▶ Stated goal
Repeat the full listing, word for word.

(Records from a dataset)

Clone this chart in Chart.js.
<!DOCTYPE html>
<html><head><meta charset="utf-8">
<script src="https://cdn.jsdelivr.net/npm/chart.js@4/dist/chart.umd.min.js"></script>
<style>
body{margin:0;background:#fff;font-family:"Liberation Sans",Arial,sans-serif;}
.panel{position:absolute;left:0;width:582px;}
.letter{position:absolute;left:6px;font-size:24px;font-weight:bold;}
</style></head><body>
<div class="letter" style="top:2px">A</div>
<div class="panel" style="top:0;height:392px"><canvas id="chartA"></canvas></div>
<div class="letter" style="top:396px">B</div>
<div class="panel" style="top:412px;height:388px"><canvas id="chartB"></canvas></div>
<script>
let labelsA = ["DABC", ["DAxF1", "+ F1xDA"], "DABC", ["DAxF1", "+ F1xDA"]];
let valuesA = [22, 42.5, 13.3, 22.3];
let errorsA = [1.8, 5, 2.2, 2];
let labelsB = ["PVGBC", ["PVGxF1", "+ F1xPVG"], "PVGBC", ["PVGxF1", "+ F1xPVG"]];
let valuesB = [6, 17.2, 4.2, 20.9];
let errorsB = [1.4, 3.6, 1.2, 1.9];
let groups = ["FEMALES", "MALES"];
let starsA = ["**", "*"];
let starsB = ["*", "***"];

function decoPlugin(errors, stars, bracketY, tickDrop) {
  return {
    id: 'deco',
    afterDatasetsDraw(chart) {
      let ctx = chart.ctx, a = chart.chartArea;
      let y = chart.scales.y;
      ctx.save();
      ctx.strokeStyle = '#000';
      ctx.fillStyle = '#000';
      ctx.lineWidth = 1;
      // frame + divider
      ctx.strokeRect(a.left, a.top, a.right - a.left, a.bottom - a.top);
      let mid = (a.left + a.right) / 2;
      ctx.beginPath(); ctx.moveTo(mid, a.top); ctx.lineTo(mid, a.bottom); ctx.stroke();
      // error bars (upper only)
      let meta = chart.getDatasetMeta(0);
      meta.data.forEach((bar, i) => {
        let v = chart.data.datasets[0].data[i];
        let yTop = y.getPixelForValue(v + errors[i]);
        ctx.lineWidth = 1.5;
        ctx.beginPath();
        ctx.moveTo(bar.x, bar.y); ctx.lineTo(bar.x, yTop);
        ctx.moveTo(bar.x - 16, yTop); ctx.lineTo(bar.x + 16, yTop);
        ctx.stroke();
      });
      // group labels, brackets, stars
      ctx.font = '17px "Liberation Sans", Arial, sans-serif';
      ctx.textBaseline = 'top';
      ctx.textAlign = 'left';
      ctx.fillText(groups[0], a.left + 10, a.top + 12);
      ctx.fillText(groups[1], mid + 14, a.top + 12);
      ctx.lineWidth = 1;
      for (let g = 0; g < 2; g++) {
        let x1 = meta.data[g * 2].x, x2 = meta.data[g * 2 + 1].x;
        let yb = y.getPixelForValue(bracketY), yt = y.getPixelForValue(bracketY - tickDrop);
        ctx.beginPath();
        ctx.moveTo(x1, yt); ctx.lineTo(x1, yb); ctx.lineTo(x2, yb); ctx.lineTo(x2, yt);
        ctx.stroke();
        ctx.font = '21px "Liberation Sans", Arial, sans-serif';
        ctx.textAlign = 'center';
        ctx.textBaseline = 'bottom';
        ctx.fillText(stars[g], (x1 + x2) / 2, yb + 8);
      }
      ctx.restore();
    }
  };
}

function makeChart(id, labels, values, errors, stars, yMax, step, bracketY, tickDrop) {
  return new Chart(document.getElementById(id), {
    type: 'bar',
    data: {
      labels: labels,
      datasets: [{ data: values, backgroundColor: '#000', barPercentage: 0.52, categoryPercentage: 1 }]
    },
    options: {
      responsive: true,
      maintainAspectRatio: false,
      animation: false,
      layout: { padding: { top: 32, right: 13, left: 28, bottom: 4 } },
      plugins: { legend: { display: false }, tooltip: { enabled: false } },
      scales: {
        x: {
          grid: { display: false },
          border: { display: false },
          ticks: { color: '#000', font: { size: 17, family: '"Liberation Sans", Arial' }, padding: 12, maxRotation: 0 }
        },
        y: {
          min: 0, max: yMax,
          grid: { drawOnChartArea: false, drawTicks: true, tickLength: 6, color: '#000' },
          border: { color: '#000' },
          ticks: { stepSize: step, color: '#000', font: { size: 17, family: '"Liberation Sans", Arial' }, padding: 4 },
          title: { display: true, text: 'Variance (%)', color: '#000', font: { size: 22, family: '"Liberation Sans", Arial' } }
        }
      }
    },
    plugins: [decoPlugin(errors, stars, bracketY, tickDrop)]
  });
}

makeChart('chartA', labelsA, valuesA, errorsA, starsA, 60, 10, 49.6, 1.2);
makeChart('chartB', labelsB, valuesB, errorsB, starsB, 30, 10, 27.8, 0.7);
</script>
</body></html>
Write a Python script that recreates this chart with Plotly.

▶ Complete answer
Clone this chart in Chart.js.
<!DOCTYPE html>
<html><head><meta charset="utf-8">
<script src="https://cdn.jsdelivr.net/npm/chart.js@4/dist/chart.umd.min.js"></script>
<style>
body{margin:0;background:#fff;font-family:"Liberation Sans",Arial,sans-serif;}
.panel{position:absolute;left:0;width:582px;}
.letter{position:absolute;left:6px;font-size:24px;font-weight:bold;}
</style></head><body>
<div class="letter" style="top:2px">A</div>
<div class="panel" style="top:0;height:392px"><canvas id="chartA"></canvas></div>
<div class="letter" style="top:396px">B</div>
<div class="panel" style="top:412px;height:388px"><canvas id="chartB"></canvas></div>
<script>
let labelsA = ["DABC", ["DAxF1", "+ F1xDA"], "DABC", ["DAxF1", "+ F1xDA"]];
let valuesA = [22, 42.5, 13.3, 22.3];
let errorsA = [1.8, 5, 2.2, 2];
let labelsB = ["PVGBC", ["PVGxF1", "+ F1xPVG"], "PVGBC", ["PVGxF1", "+ F1xPVG"]];
let valuesB = [6, 17.2, 4.2, 20.9];
let errorsB = [1.4, 3.6, 1.2, 1.9];
let groups = ["FEMALES", "MALES"];
let starsA = ["**", "*"];
let starsB = ["*", "***"];

function decoPlugin(errors, stars, bracketY, tickDrop) {
  return {
    id: 'deco',
    afterDatasetsDraw(chart) {
      let ctx = chart.ctx, a = chart.chartArea;
      let y = chart.scales.y;
      ctx.save();
      ctx.strokeStyle = '#000';
      ctx.fillStyle = '#000';
      ctx.lineWidth = 1;
      // frame + divider
      ctx.strokeRect(a.left, a.top, a.right - a.left, a.bottom - a.top);
      let mid = (a.left + a.right) / 2;
      ctx.beginPath(); ctx.moveTo(mid, a.top); ctx.lineTo(mid, a.bottom); ctx.stroke();
      // error bars (upper only)
      let meta = chart.getDatasetMeta(0);
      meta.data.forEach((bar, i) => {
        let v = chart.data.datasets[0].data[i];
        let yTop = y.getPixelForValue(v + errors[i]);
        ctx.lineWidth = 1.5;
        ctx.beginPath();
        ctx.moveTo(bar.x, bar.y); ctx.lineTo(bar.x, yTop);
        ctx.moveTo(bar.x - 16, yTop); ctx.lineTo(bar.x + 16, yTop);
        ctx.stroke();
      });
      // group labels, brackets, stars
      ctx.font = '17px "Liberation Sans", Arial, sans-serif';
      ctx.textBaseline = 'top';
      ctx.textAlign = 'left';
      ctx.fillText(groups[0], a.left + 10, a.top + 12);
      ctx.fillText(groups[1], mid + 14, a.top + 12);
      ctx.lineWidth = 1;
      for (let g = 0; g < 2; g++) {
        let x1 = meta.data[g * 2].x, x2 = meta.data[g * 2 + 1].x;
        let yb = y.getPixelForValue(bracketY), yt = y.getPixelForValue(bracketY - tickDrop);
        ctx.beginPath();
        ctx.moveTo(x1, yt); ctx.lineTo(x1, yb); ctx.lineTo(x2, yb); ctx.lineTo(x2, yt);
        ctx.stroke();
        ctx.font = '21px "Liberation Sans", Arial, sans-serif';
        ctx.textAlign = 'center';
        ctx.textBaseline = 'bottom';
        ctx.fillText(stars[g], (x1 + x2) / 2, yb + 8);
      }
      ctx.restore();
    }
  };
}

function makeChart(id, labels, values, errors, stars, yMax, step, bracketY, tickDrop) {
  return new Chart(document.getElementById(id), {
    type: 'bar',
    data: {
      labels: labels,
      datasets: [{ data: values, backgroundColor: '#000', barPercentage: 0.52, categoryPercentage: 1 }]
    },
    options: {
      responsive: true,
      maintainAspectRatio: false,
      animation: false,
      layout: { padding: { top: 32, right: 13, left: 28, bottom: 4 } },
      plugins: { legend: { display: false }, tooltip: { enabled: false } },
      scales: {
        x: {
          grid: { display: false },
          border: { display: false },
          ticks: { color: '#000', font: { size: 17, family: '"Liberation Sans", Arial' }, padding: 12, maxRotation: 0 }
        },
        y: {
          min: 0, max: yMax,
          grid: { drawOnChartArea: false, drawTicks: true, tickLength: 6, color: '#000' },
          border: { color: '#000' },
          ticks: { stepSize: step, color: '#000', font: { size: 17, family: '"Liberation Sans", Arial' }, padding: 4 },
          title: { display: true, text: 'Variance (%)', color: '#000', font: { size: 22, family: '"Liberation Sans", Arial' } }
        }
      }
    },
    plugins: [decoPlugin(errors, stars, bracketY, tickDrop)]
  });
}

makeChart('chartA', labelsA, valuesA, errorsA, starsA, 60, 10, 49.6, 1.2);
makeChart('chartB', labelsB, valuesB, errorsB, starsB, 30, 10, 27.8, 0.7);
</script>
</body></html>
Write a Python script that recreates this chart with Plotly.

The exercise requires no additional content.